* _Task directions_: Omit every picture and return the rest of the data unaltered.

>> BEGIN Source data

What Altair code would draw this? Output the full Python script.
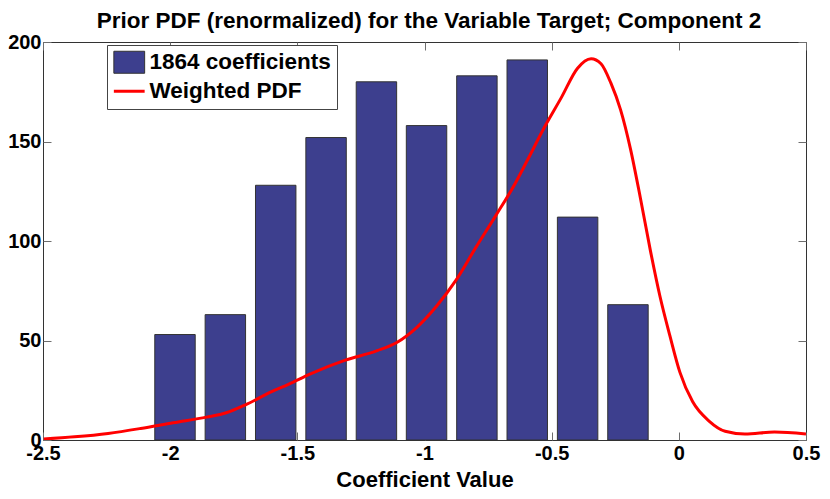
import altair as alt
import pandas as pd

# ---- data ----
bin_centers = [-1.981, -1.783, -1.585, -1.387, -1.189, -0.992, -0.794, -0.596, -0.398, -0.200]
counts = [53, 63, 128, 152, 180, 158, 183, 191, 112, 68]

pdf_x = [-2.497, -2.376, -2.244, -2.116, -1.988, -1.857, -1.779, -1.702, -1.601, -1.535,
         -1.446, -1.314, -1.186, -1.109, -1.031, -0.953, -0.876, -0.798, -0.721, -0.643,
         -0.593, -0.527, -0.461, -0.399, -0.345, -0.306, -0.267, -0.229, -0.190, -0.151,
         -0.112, -0.074, -0.035, 0.004, 0.054, 0.120, 0.182, 0.260, 0.376, 0.500]
pdf_y = [0.5, 1.6, 3.3, 5.8, 8.7, 11.5, 13.7, 17.8, 24.3, 28.0,
         33.4, 40.0, 44.9, 49.0, 56.5, 67.2, 80.3, 96.8, 112.5, 129.0,
         141.2, 157.5, 172.3, 186.7, 191.6, 189.1, 179.3, 165.9, 146.2, 121.5,
         95.3, 72.1, 52.3, 34.1, 19.3, 9.4, 4.4, 3.0, 4.0, 3.0]

x_ticks = [-2.5, -2, -1.5, -1, -0.5, 0, 0.5]
y_ticks = [0, 50, 100, 150, 200]
series_names = ["1864 coefficients", "Weighted PDF"]
series_colors = ["#3d3f8e", "#ff0000"]

title_text = "Prior PDF (renormalized) for the Variable Target; Component 2"
x_title = "Coefficient Value"

FONT = "Liberation Sans"
FS = 22.5
TICK = 8
TICK_COLOR = "#6e6e6e"
W, H = 763, 398

bars_df = pd.DataFrame({"center": bin_centers, "count": counts,
                        "series": [series_names[0]] * len(counts)})
pdf_df = pd.DataFrame({"x": pdf_x, "y": pdf_y})

xscale = alt.Scale(domain=[x_ticks[0], x_ticks[-1]], nice=False, zero=False)
yscale = alt.Scale(domain=[y_ticks[0], y_ticks[-1]], nice=False, zero=False)

common_axis = dict(domain=False, grid=False, tickSize=TICK, offset=-TICK,
                   tickColor=TICK_COLOR, tickWidth=1)

x_bottom = alt.Axis(orient="bottom", values=x_ticks, labelExpr="datum.value + ''",
                    labelPadding=3, labelFont=FONT, labelFontSize=20, labelFontWeight="bold",
                    labelColor="black", labelFlush=False, labelOverlap=False,
                    title=x_title, titleFont=FONT, titleFontSize=22, titleFontWeight="bold",
                    titleColor="black", titleBaseline="alphabetic", titleY=54,
                    **common_axis)
y_left = alt.Axis(orient="left", values=y_ticks, labelExpr="datum.value + ''",
                  labelPadding=2, labelFont=FONT, labelFontSize=20, labelFontWeight="bold",
                  labelColor="black", labelFlush=False, labelOverlap=False,
                  title=None, **common_axis)
# chart title carried by the top axis (inward ticks, no labels)
x_top = alt.Axis(orient="top", values=x_ticks, labels=False,
                 title=title_text, titleFont=FONT, titleFontSize=FS, titleFontWeight="bold",
                 titleColor="black", titleBaseline="alphabetic", titleAlign="center",
                 titleAnchor="middle", titleX=W / 2 + 4, titleY=-23,
                 **common_axis)
y_right = alt.Axis(orient="right", values=y_ticks, labels=False, title=None, **common_axis)

legend = alt.Legend(
    title=None, orient="none", legendX=64, legendY=3, direction="vertical",
    strokeColor="#444444", fillColor="white", padding=6,
    symbolType={"expr": "datum.value == 'Weighted PDF' ? 'M-1.4,0L1.4,0' : 'M-1.4,-1L1.4,-1L1.4,1L-1.4,1Z'"},
    symbolSize=484,
    symbolStrokeColor={"expr": "datum.value == 'Weighted PDF' ? '#ff0000' : '#333333'"},
    symbolStrokeWidth={"expr": "datum.value == 'Weighted PDF' ? 3 : 1"},
    symbolOffset=5, labelOffset=9, rowPadding=4,
    labelFont=FONT, labelFontSize=FS, labelFontWeight="bold", labelColor="black",
    labelLimit=400,
)

bars = alt.Chart(bars_df).transform_calculate(
    x0="datum.center - 0.0795", x1="datum.center + 0.0795"
).mark_bar(stroke="#333333", strokeWidth=1).encode(
    x=alt.X("x0:Q", scale=xscale, axis=x_bottom),
    x2="x1:Q",
    y=alt.Y("count:Q", scale=yscale, axis=y_left),
    y2=alt.datum(0),
    color=alt.Color("series:N", scale=alt.Scale(domain=series_names, range=series_colors),
                    legend=legend),
)

line = alt.Chart(pdf_df).mark_line(color="#ff0000", strokeWidth=3, interpolate="monotone",
                                   clip=True).encode(
    x=alt.X("x:Q", scale=xscale, axis=x_top),
    y=alt.Y("y:Q", scale=yscale, axis=y_right),
)

chart = alt.layer(bars, line).resolve_axis(x="independent", y="independent").properties(
    width=W, height=H,
    autosize=alt.AutoSizeParams(type="none"),
    padding={"left": 35, "top": 34, "right": 16, "bottom": 51},
    background="white",
).configure_view(stroke="#333333", strokeWidth=1)

chart.save("out.html", embed_options={"renderer": "svg", "actions": False})
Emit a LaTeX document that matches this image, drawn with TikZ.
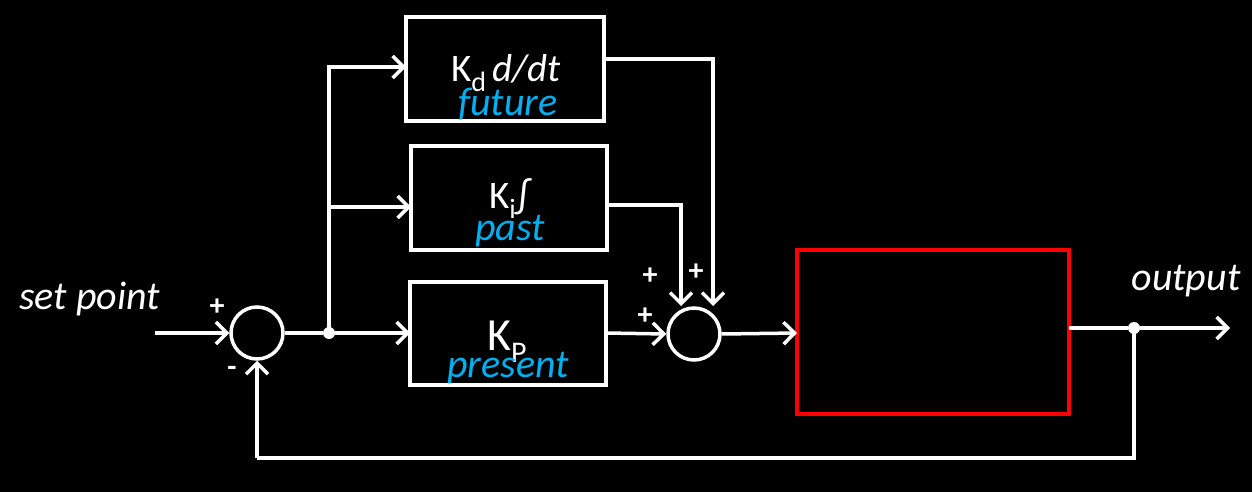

>> END Source data

* _Solution to this exercise_:
What Altair code would draw this? Output the full Python script.
import altair as alt
import pandas as pd

# ---- data ----
bin_centers = [-1.981, -1.783, -1.585, -1.387, -1.189, -0.992, -0.794, -0.596, -0.398, -0.200]
counts = [53, 63, 128, 152, 180, 158, 183, 191, 112, 68]

pdf_x = [-2.497, -2.376, -2.244, -2.116, -1.988, -1.857, -1.779, -1.702, -1.601, -1.535,
         -1.446, -1.314, -1.186, -1.109, -1.031, -0.953, -0.876, -0.798, -0.721, -0.643,
         -0.593, -0.527, -0.461, -0.399, -0.345, -0.306, -0.267, -0.229, -0.190, -0.151,
         -0.112, -0.074, -0.035, 0.004, 0.054, 0.120, 0.182, 0.260, 0.376, 0.500]
pdf_y = [0.5, 1.6, 3.3, 5.8, 8.7, 11.5, 13.7, 17.8, 24.3, 28.0,
         33.4, 40.0, 44.9, 49.0, 56.5, 67.2, 80.3, 96.8, 112.5, 129.0,
         141.2, 157.5, 172.3, 186.7, 191.6, 189.1, 179.3, 165.9, 146.2, 121.5,
         95.3, 72.1, 52.3, 34.1, 19.3, 9.4, 4.4, 3.0, 4.0, 3.0]

x_ticks = [-2.5, -2, -1.5, -1, -0.5, 0, 0.5]
y_ticks = [0, 50, 100, 150, 200]
series_names = ["1864 coefficients", "Weighted PDF"]
series_colors = ["#3d3f8e", "#ff0000"]

title_text = "Prior PDF (renormalized) for the Variable Target; Component 2"
x_title = "Coefficient Value"

FONT = "Liberation Sans"
FS = 22.5
TICK = 8
TICK_COLOR = "#6e6e6e"
W, H = 763, 398

bars_df = pd.DataFrame({"center": bin_centers, "count": counts,
                        "series": [series_names[0]] * len(counts)})
pdf_df = pd.DataFrame({"x": pdf_x, "y": pdf_y})

xscale = alt.Scale(domain=[x_ticks[0], x_ticks[-1]], nice=False, zero=False)
yscale = alt.Scale(domain=[y_ticks[0], y_ticks[-1]], nice=False, zero=False)

common_axis = dict(domain=False, grid=False, tickSize=TICK, offset=-TICK,
                   tickColor=TICK_COLOR, tickWidth=1)

x_bottom = alt.Axis(orient="bottom", values=x_ticks, labelExpr="datum.value + ''",
                    labelPadding=3, labelFont=FONT, labelFontSize=20, labelFontWeight="bold",
                    labelColor="black", labelFlush=False, labelOverlap=False,
                    title=x_title, titleFont=FONT, titleFontSize=22, titleFontWeight="bold",
                    titleColor="black", titleBaseline="alphabetic", titleY=54,
                    **common_axis)
y_left = alt.Axis(orient="left", values=y_ticks, labelExpr="datum.value + ''",
                  labelPadding=2, labelFont=FONT, labelFontSize=20, labelFontWeight="bold",
                  labelColor="black", labelFlush=False, labelOverlap=False,
                  title=None, **common_axis)
# chart title carried by the top axis (inward ticks, no labels)
x_top = alt.Axis(orient="top", values=x_ticks, labels=False,
                 title=title_text, titleFont=FONT, titleFontSize=FS, titleFontWeight="bold",
                 titleColor="black", titleBaseline="alphabetic", titleAlign="center",
                 titleAnchor="middle", titleX=W / 2 + 4, titleY=-23,
                 **common_axis)
y_right = alt.Axis(orient="right", values=y_ticks, labels=False, title=None, **common_axis)

legend = alt.Legend(
    title=None, orient="none", legendX=64, legendY=3, direction="vertical",
    strokeColor="#444444", fillColor="white", padding=6,
    symbolType={"expr": "datum.value == 'Weighted PDF' ? 'M-1.4,0L1.4,0' : 'M-1.4,-1L1.4,-1L1.4,1L-1.4,1Z'"},
    symbolSize=484,
    symbolStrokeColor={"expr": "datum.value == 'Weighted PDF' ? '#ff0000' : '#333333'"},
    symbolStrokeWidth={"expr": "datum.value == 'Weighted PDF' ? 3 : 1"},
    symbolOffset=5, labelOffset=9, rowPadding=4,
    labelFont=FONT, labelFontSize=FS, labelFontWeight="bold", labelColor="black",
    labelLimit=400,
)

bars = alt.Chart(bars_df).transform_calculate(
    x0="datum.center - 0.0795", x1="datum.center + 0.0795"
).mark_bar(stroke="#333333", strokeWidth=1).encode(
    x=alt.X("x0:Q", scale=xscale, axis=x_bottom),
    x2="x1:Q",
    y=alt.Y("count:Q", scale=yscale, axis=y_left),
    y2=alt.datum(0),
    color=alt.Color("series:N", scale=alt.Scale(domain=series_names, range=series_colors),
                    legend=legend),
)

line = alt.Chart(pdf_df).mark_line(color="#ff0000", strokeWidth=3, interpolate="monotone",
                                   clip=True).encode(
    x=alt.X("x:Q", scale=xscale, axis=x_top),
    y=alt.Y("y:Q", scale=yscale, axis=y_right),
)

chart = alt.layer(bars, line).resolve_axis(x="independent", y="independent").properties(
    width=W, height=H,
    autosize=alt.AutoSizeParams(type="none"),
    padding={"left": 35, "top": 34, "right": 16, "bottom": 51},
    background="white",
).configure_view(stroke="#333333", strokeWidth=1)

chart.save("out.html", embed_options={"renderer": "svg", "actions": False})
Emit a LaTeX document that matches this image, drawn with TikZ.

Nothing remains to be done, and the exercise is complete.